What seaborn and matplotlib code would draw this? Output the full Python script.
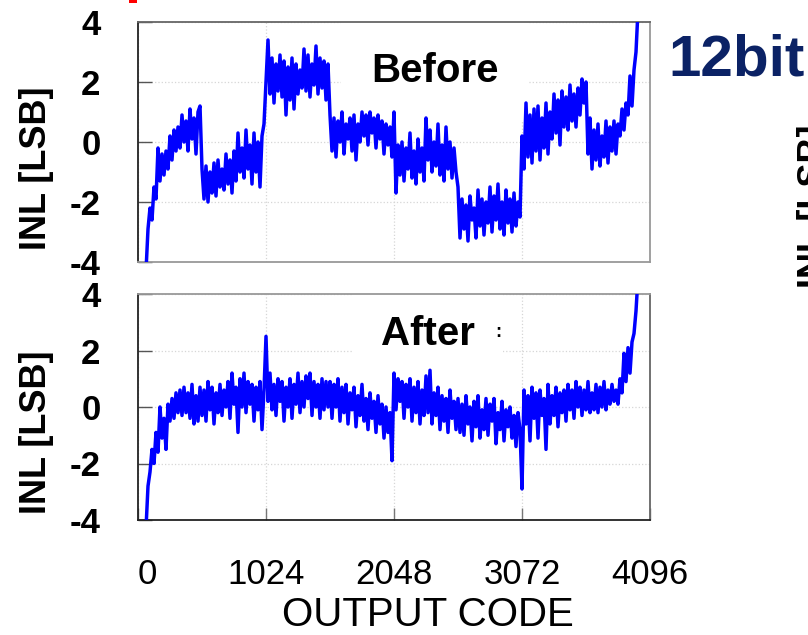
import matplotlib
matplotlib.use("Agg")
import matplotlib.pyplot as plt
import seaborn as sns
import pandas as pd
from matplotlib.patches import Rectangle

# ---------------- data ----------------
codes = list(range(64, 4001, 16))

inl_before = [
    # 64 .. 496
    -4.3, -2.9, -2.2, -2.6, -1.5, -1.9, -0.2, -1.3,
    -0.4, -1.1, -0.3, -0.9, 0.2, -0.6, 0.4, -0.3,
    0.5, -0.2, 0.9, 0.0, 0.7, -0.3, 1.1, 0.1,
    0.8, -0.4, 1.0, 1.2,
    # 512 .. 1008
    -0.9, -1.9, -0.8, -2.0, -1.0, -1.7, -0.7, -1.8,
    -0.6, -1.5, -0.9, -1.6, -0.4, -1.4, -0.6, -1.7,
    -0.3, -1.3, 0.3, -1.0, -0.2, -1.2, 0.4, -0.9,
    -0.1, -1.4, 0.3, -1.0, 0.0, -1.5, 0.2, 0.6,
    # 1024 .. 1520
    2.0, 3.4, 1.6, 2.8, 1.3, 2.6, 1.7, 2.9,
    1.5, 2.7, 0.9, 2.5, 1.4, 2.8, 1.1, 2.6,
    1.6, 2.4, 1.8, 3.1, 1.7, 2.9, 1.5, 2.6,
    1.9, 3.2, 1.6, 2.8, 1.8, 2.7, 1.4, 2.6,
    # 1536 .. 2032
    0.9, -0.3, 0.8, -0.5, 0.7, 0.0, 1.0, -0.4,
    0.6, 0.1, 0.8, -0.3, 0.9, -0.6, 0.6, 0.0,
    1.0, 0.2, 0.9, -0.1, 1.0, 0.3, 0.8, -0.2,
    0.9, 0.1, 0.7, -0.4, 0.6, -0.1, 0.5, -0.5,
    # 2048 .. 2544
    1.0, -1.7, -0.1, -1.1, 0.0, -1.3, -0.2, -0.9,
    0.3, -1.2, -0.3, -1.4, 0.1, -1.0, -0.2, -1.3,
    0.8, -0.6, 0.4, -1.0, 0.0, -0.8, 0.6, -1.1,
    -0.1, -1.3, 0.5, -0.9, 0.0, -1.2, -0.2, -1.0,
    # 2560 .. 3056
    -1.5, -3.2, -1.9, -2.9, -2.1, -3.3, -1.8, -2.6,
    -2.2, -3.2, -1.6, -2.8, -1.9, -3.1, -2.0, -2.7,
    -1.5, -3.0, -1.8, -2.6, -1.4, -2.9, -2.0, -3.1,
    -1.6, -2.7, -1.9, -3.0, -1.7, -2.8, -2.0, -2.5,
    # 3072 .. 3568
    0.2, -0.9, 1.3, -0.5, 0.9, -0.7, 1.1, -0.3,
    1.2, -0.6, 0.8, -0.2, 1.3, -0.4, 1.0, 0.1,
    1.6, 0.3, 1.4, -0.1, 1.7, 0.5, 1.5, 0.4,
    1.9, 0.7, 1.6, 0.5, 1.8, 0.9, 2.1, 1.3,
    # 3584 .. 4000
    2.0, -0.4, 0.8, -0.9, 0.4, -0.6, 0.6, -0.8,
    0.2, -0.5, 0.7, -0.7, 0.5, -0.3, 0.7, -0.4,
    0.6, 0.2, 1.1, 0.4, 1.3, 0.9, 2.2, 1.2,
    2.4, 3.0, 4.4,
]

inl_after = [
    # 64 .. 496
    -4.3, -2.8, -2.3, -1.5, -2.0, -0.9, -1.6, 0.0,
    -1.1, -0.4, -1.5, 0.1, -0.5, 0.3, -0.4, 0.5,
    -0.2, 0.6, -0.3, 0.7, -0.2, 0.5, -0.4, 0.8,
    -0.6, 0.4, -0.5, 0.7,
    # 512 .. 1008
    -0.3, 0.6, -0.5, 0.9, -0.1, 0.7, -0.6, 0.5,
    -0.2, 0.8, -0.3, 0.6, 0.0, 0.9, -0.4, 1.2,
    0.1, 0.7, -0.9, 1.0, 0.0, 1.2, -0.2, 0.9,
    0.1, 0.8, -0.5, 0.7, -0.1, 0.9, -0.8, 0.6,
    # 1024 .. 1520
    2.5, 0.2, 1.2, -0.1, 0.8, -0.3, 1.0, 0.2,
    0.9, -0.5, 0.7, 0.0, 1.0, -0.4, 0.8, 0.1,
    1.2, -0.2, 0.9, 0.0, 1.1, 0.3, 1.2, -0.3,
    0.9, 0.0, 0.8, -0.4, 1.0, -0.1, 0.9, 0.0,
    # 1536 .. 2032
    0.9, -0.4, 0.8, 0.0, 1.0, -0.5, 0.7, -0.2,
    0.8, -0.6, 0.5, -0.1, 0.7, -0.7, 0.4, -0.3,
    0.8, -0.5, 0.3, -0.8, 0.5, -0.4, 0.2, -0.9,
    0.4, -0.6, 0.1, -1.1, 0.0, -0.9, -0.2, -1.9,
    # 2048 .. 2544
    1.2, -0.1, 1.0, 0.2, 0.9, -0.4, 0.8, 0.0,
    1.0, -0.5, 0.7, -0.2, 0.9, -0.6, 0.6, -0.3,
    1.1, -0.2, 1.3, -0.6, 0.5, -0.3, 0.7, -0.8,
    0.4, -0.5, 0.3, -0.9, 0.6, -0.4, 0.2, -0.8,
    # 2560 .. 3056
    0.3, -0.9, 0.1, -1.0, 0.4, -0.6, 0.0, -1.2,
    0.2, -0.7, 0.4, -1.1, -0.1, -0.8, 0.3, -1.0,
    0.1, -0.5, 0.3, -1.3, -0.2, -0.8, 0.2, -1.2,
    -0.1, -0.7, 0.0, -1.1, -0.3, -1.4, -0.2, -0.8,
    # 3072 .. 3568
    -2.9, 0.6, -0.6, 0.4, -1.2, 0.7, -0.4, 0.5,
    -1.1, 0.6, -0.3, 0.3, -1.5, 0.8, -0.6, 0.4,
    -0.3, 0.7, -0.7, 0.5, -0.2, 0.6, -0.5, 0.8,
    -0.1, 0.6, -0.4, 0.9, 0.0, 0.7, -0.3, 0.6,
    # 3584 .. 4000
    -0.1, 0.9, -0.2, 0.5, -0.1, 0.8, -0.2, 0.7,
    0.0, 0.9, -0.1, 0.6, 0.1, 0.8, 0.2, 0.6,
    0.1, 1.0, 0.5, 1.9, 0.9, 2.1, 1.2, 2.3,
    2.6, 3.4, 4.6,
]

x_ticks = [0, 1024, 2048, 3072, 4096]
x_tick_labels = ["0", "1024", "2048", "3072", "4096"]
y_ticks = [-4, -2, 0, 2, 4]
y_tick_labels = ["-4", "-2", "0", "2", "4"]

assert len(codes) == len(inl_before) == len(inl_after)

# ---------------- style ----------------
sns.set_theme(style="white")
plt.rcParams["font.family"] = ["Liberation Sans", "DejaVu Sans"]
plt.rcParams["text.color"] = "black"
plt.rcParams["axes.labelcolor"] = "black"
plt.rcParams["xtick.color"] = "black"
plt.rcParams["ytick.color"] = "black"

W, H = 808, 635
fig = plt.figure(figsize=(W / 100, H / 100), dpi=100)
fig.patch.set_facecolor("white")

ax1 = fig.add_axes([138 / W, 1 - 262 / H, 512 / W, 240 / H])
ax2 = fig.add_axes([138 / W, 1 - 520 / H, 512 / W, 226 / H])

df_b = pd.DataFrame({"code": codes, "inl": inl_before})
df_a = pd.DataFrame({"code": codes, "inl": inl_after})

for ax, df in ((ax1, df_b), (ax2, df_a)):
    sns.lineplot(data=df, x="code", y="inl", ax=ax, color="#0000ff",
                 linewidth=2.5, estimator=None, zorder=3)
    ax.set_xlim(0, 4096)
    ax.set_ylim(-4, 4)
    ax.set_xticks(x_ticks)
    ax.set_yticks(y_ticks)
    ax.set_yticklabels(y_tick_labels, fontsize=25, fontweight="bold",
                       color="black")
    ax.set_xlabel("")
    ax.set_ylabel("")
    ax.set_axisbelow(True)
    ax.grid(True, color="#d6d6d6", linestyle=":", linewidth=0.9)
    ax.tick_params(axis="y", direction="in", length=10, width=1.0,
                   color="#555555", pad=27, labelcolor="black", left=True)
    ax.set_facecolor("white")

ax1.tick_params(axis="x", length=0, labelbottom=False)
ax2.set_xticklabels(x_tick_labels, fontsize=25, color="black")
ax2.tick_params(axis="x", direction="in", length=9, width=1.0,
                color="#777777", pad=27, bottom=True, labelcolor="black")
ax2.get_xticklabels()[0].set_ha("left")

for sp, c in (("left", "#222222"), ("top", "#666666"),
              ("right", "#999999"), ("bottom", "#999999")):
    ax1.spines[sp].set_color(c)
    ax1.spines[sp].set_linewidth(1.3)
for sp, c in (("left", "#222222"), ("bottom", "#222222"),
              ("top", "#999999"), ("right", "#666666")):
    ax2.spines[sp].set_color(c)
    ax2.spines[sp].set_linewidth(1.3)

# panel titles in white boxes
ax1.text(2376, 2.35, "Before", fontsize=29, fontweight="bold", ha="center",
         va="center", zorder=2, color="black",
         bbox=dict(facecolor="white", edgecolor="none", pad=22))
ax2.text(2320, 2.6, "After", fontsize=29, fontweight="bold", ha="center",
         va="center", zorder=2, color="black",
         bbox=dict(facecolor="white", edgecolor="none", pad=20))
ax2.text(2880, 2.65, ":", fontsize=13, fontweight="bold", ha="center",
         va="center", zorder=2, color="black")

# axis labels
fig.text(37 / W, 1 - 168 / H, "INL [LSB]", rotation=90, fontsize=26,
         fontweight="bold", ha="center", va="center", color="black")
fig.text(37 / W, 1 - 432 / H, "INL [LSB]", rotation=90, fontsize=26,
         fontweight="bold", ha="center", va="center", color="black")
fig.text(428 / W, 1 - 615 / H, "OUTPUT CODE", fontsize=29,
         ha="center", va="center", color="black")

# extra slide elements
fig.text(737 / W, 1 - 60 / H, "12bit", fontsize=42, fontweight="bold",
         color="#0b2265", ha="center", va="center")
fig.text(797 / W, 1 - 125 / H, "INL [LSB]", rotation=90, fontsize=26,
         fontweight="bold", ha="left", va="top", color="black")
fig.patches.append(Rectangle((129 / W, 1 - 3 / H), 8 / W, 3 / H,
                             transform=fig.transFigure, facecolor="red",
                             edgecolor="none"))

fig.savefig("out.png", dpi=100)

▬▬▬

Please take the lines from the beginning of the data above through the line holding "codes = list(range(64, 4001, 16))" and transcribe them exactly, without any pictures.

What seaborn and matplotlib code would draw this? Output the full Python script.
import matplotlib
matplotlib.use("Agg")
import matplotlib.pyplot as plt
import seaborn as sns
import pandas as pd
from matplotlib.patches import Rectangle

# ---------------- data ----------------
codes = list(range(64, 4001, 16))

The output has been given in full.